Los historiadores y arqueólogos las pasan canutas para hallar las tumbas de reyes prehispánicos. Por poner sólo dos ejemplos famosos, ni aparece Atahualpa, el rey inca, ni aparece Moctezuma, el emperador azteca. Está claro que no encuentran sus tumbas porque nos las cargamos nosotros, los españoles, cuando nos pusimos a conquistar a lo loco. En cambio, sí están perfectamente localizados los restos de los que se cargaron directa o indirectamente a Moctezuma y Atahualpa; o sea, Hernán Cortés y Francisco Pizarro. Un perfecto ejemplo del quítate tú que me pongo yo. La tumba de Cortés, ya ha quedado dicho, está en una iglesia en pleno centro del Distrito Federal de México y la de Pizarro, en la catedral de Lima, justo en las dos ciudades donde deberían estar Atahualpa y Moctezuma, que por algo eran de allí.
Ninguno de los dos príncipes precolombinos ha asomado hueso alguno por ningún sitio. Al único que han encontrado es al hermano de Atahualpa, el príncipe Huascar Túpac Paullu, si respetamos su nombre prehispánico, o Cristóbal Paullu si nos remitimos a su denominación cristiana.
El hallazgo de su enterramiento en 2007 dejó absolutamente descolocados a los arqueólogos, porque el príncipe Paullu apareció en una iglesia, y a ver qué pinta un inca en suelo cristiano si para ellos el Dios que les impusieron por las bravas era poco menos que un farsante. Es decir, que si el enterramiento estaba en una iglesia, una de dos, o Paullu murió siendo un convertido convencido, o lo enterraron allí a la fuerza.
Pues ni una cosa ni la otra.

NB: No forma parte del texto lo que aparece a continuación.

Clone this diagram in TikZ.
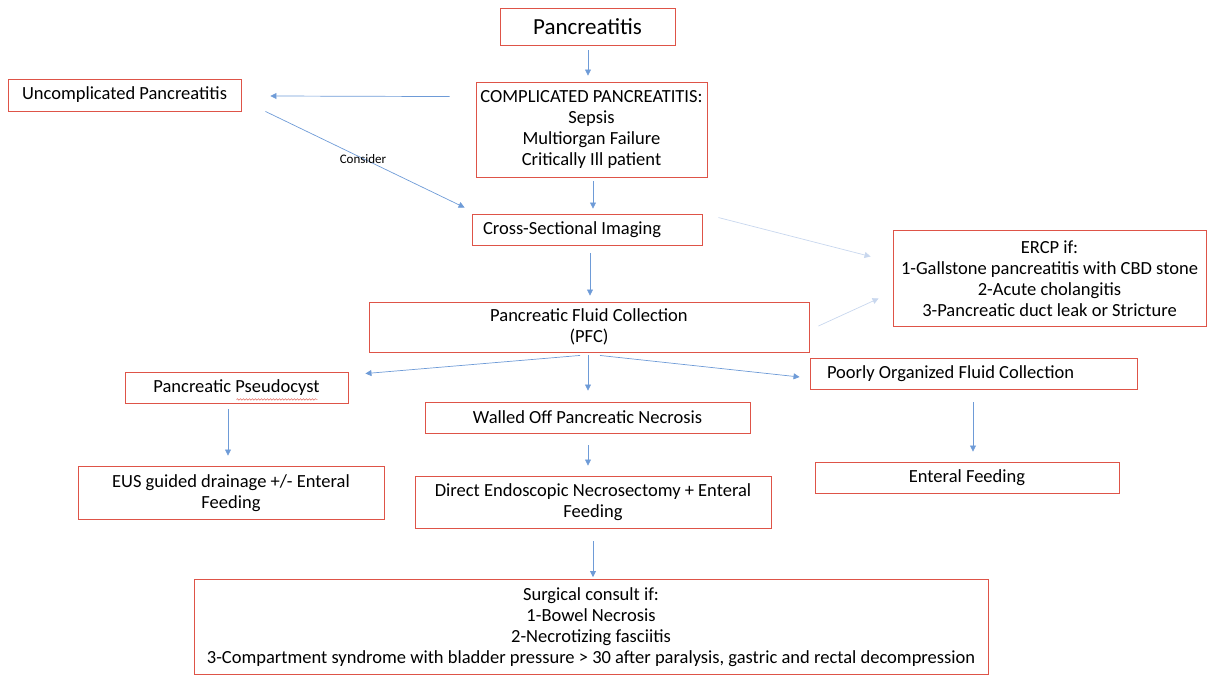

El príncipe Paullu, último gobernante inca pero sin voz ni voto, fue enterrado en lo que ahora es la iglesia de San Cristóbal de Cusco porque así lo quiso, pero no porque se creyera los preceptos cristianos.
Las claves para semejante deducción las dio la tumba, bien es cierto que porque historiadores como María del Carmen Martín Rubio supieron interpretarlas. Esta investigadora se basó en un documento que guarda el Archivo de Protocolo de Madrid rubricado por el nieto de Paullu, Carlos Melchor Inca, en el que pedía que cuando muriera se le enterrase en España, «pero cuando se pueda se le traslade al templo de San Cristóbal en Cusco, donde están enterrados su abuelo y sus antepasados».
El quid de la cuestión para entender la incongruencia está en el orden de los factores, porque una cosa es que hubiera una iglesia y allí enterraran a Paullu, y otra muy distinta que primero enterraran al inca y luego construyeran la iglesia.
El hermano de Atahualpa, efectivamente, se convirtió al cristianismo para salvar el cuello, pero no se creía una palabra. Para adornar esta conversión construyó una ermita en Cusco y allí fue enterrado por los suyos, pero siguiendo los ritos incas.
Medio siglo después del entierro, allá por 1600, esta ermita se derribó y en su lugar se edificó la actual iglesia de San Cristóbal. Como al muerto no lo movieron, porque no sabían ni que por allí estaba, el inca se quedó dentro de la iglesia —sagrada casualidad— al pie del altar mayor.
Cuando en 2007 los arqueólogos descubrieron el enterramiento, se quedaron a cuadros, sobre todo porque no tenía ningún sentido que Paullu estuviera enterrado con sus dos concubinas, un jovenzuelo, un niño y un perro. Está claro que todo este personal fue sacrificado para sepultarlo junto al príncipe, una actuación improcedente si hubiera sido un cristiano convencido.
El despiste aumentó cuando comprobaron que los esqueletos estaban orientados hacia Coricancha, el templo del dios Sol en Cusco, pero las cabezas miraban hacia la imagen de Jesucristo en el altar. Pensaron al principio que este príncipe era un veleta y quizás pretendía tener contentos a todos los dioses por si acaso existía alguno.
Pero no, el inca Paullu no miraba al Jesucristo del altar. El altar lo pusieron después de enterrarlo a él.